On July 28, 2017, Fermi-LAT detected high-energy emission from GRB 170728B,
which triggered the Fermi-GBM (trigger 522975804) at 23:33:32 UT July, 
28 2017. This burst was also detected by Swift (Cenko et al., GCN Circ. 
21371).

The best LAT on-ground location is found to be

RA, Dec 238.97, 69.74 (degrees, J2000)

with an error radius of 0.53 deg (90% containment, statistical error only).
This was 30 deg from the LAT boresight at the time of the trigger and 
triggered an autonomous repoint of the spacecraft.
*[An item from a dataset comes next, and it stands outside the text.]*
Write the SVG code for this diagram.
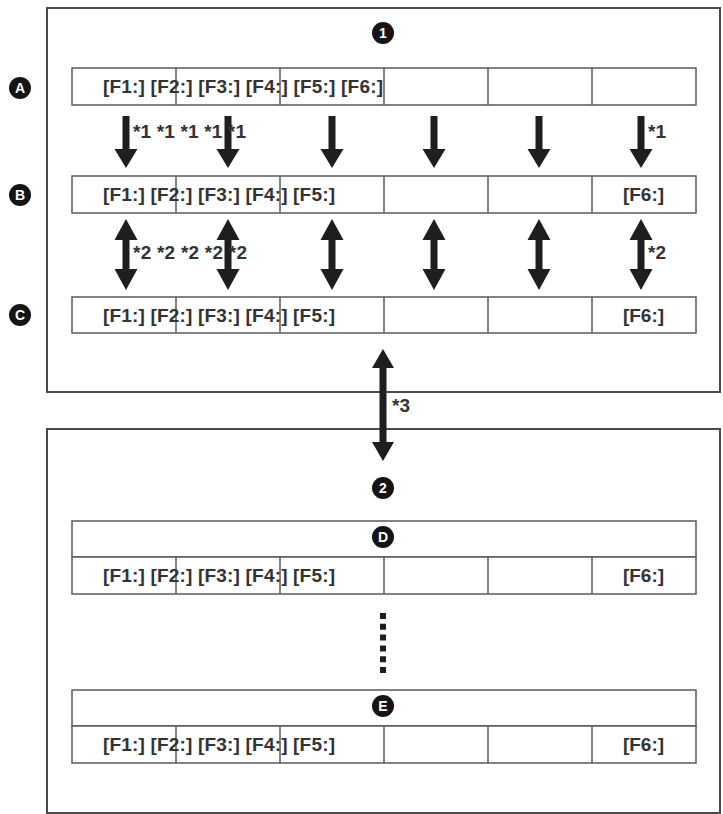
<svg xmlns="http://www.w3.org/2000/svg" width="723" height="814" viewBox="0 0 723 814">
<style>
.frame{fill:#fff;stroke:#4a4a4a;stroke-width:2}
.row{fill:#fff;stroke:#5a5a5a;stroke-width:1.5}
.div{stroke:#5a5a5a;stroke-width:1.5}
.t{font-family:"Liberation Sans",Arial,sans-serif;font-weight:bold;font-size:19px;fill:#333}
.badge{fill:#151515}
.bt{font-family:"Liberation Sans",Arial,sans-serif;font-weight:bold;font-size:14px;fill:#fff;text-anchor:middle}
.arr{fill:#1e1e1e}
</style>
<defs>
<path id="down" d="M-3.5,0 H3.5 V33 H11.5 L0,52 L-11.5,33 H-3.5 Z"/>
<path id="dbl" d="M0,0 L11.5,21 H3.5 V50 H11.5 L0,71 L-11.5,50 H-3.5 V21 H-11.5 Z"/>
</defs>
<rect width="723" height="814" fill="#fff"/>

<g id="panel1">
<rect class="frame" x="47" y="8" width="673" height="384"/>
<circle class="badge" cx="383" cy="33" r="11"/><text class="bt" x="383" y="38">1</text>
</g>

<g id="panel2">
<rect class="frame" x="47" y="429" width="673" height="384"/>
<circle class="badge" cx="383" cy="488" r="11"/><text class="bt" x="383" y="493">2</text>
</g>

<g id="rowA">
<circle class="badge" cx="20" cy="88" r="11"/><text class="bt" x="20" y="93">A</text>
<rect class="row" x="72" y="68" width="624" height="37"/>
<path class="div" d="M176,68V105M280,68V105M384,68V105M488,68V105M592,68V105"/>
<text class="t" x="103" y="93" textLength="280">[F1:] [F2:] [F3:] [F4:] [F5:] [F6:]</text>
</g>

<g id="rowB">
<circle class="badge" cx="20" cy="195" r="11"/><text class="bt" x="20" y="200">B</text>
<rect class="row" x="72" y="176" width="624" height="37"/>
<path class="div" d="M176,176V213M280,176V213M384,176V213M488,176V213M592,176V213"/>
<text class="t" x="103" y="201" textLength="232">[F1:] [F2:] [F3:] [F4:] [F5:]</text>
<text class="t" x="623" y="201" textLength="41">[F6:]</text>
</g>

<g id="rowC">
<circle class="badge" cx="20" cy="315" r="11"/><text class="bt" x="20" y="320">C</text>
<rect class="row" x="72" y="297" width="624" height="36"/>
<path class="div" d="M176,297V333M280,297V333M384,297V333M488,297V333M592,297V333"/>
<text class="t" x="103" y="322" textLength="232">[F1:] [F2:] [F3:] [F4:] [F5:]</text>
<text class="t" x="623" y="322" textLength="41">[F6:]</text>
</g>

<g id="rowD">
<rect class="row" x="72" y="521" width="624" height="36"/>
<circle class="badge" cx="383" cy="537" r="11"/><text class="bt" x="383" y="542">D</text>
<rect class="row" x="72" y="557" width="624" height="37"/>
<path class="div" d="M176,557V594M280,557V594M384,557V594M488,557V594M592,557V594"/>
<text class="t" x="103" y="582" textLength="232">[F1:] [F2:] [F3:] [F4:] [F5:]</text>
<text class="t" x="623" y="582" textLength="41">[F6:]</text>
</g>

<g id="rowE">
<rect class="row" x="72" y="690" width="624" height="36"/>
<circle class="badge" cx="383" cy="706" r="11"/><text class="bt" x="383" y="711">E</text>
<rect class="row" x="72" y="726" width="624" height="37"/>
<path class="div" d="M176,726V763M280,726V763M384,726V763M488,726V763M592,726V763"/>
<text class="t" x="103" y="751" textLength="232">[F1:] [F2:] [F3:] [F4:] [F5:]</text>
<text class="t" x="623" y="751" textLength="41">[F6:]</text>
</g>

<g id="connectors">
<g class="arr">
<use href="#down" x="126" y="116"/>
<use href="#down" x="228" y="116"/>
<use href="#down" x="332" y="116"/>
<use href="#down" x="434" y="116"/>
<use href="#down" x="539" y="116"/>
<use href="#down" x="641" y="116"/>
<use href="#dbl" x="126" y="219"/>
<use href="#dbl" x="228" y="219"/>
<use href="#dbl" x="332" y="219"/>
<use href="#dbl" x="434" y="219"/>
<use href="#dbl" x="539" y="219"/>
<use href="#dbl" x="641" y="219"/>
<path d="M383,349 L394,368 H386.5 V442 H394 L383,461 L372,442 H379.5 V368 H372 Z"/>
</g>
<line x1="383" y1="613" x2="383" y2="673" stroke="#1e1e1e" stroke-width="6" stroke-dasharray="6 4.8"/>
<text class="t" x="133" y="138" textLength="113">*1 *1 *1 *1 *1</text>
<text class="t" x="648" y="138">*1</text>
<text class="t" x="133" y="259" textLength="114">*2 *2 *2 *2 *2</text>
<text class="t" x="648" y="259">*2</text>
<text class="t" x="392" y="412">*3</text>
</g>
</svg>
The data from the Fermi-LAT is spatially and temporally correlated
with the GBM emission with high significance.
More than 10 photons above 100 MeV are observed within 100 seconds.
The highest-energy photon is a 0.6 GeV event which is
observed 9.3 seconds after the GBM trigger.

The Fermi-LAT point of contact for this burst is
Manal Yassine (manal.yassine@lupm.in2p3.fr).

The Fermi-LAT is a pair conversion telescope designed to cover
the energy band from 20 MeV to greater than 300 GeV.
It is the product of an international collaboration between
NASA and DOE in the U.S. and many scientific institutions
across France, Italy, Japan and Sweden.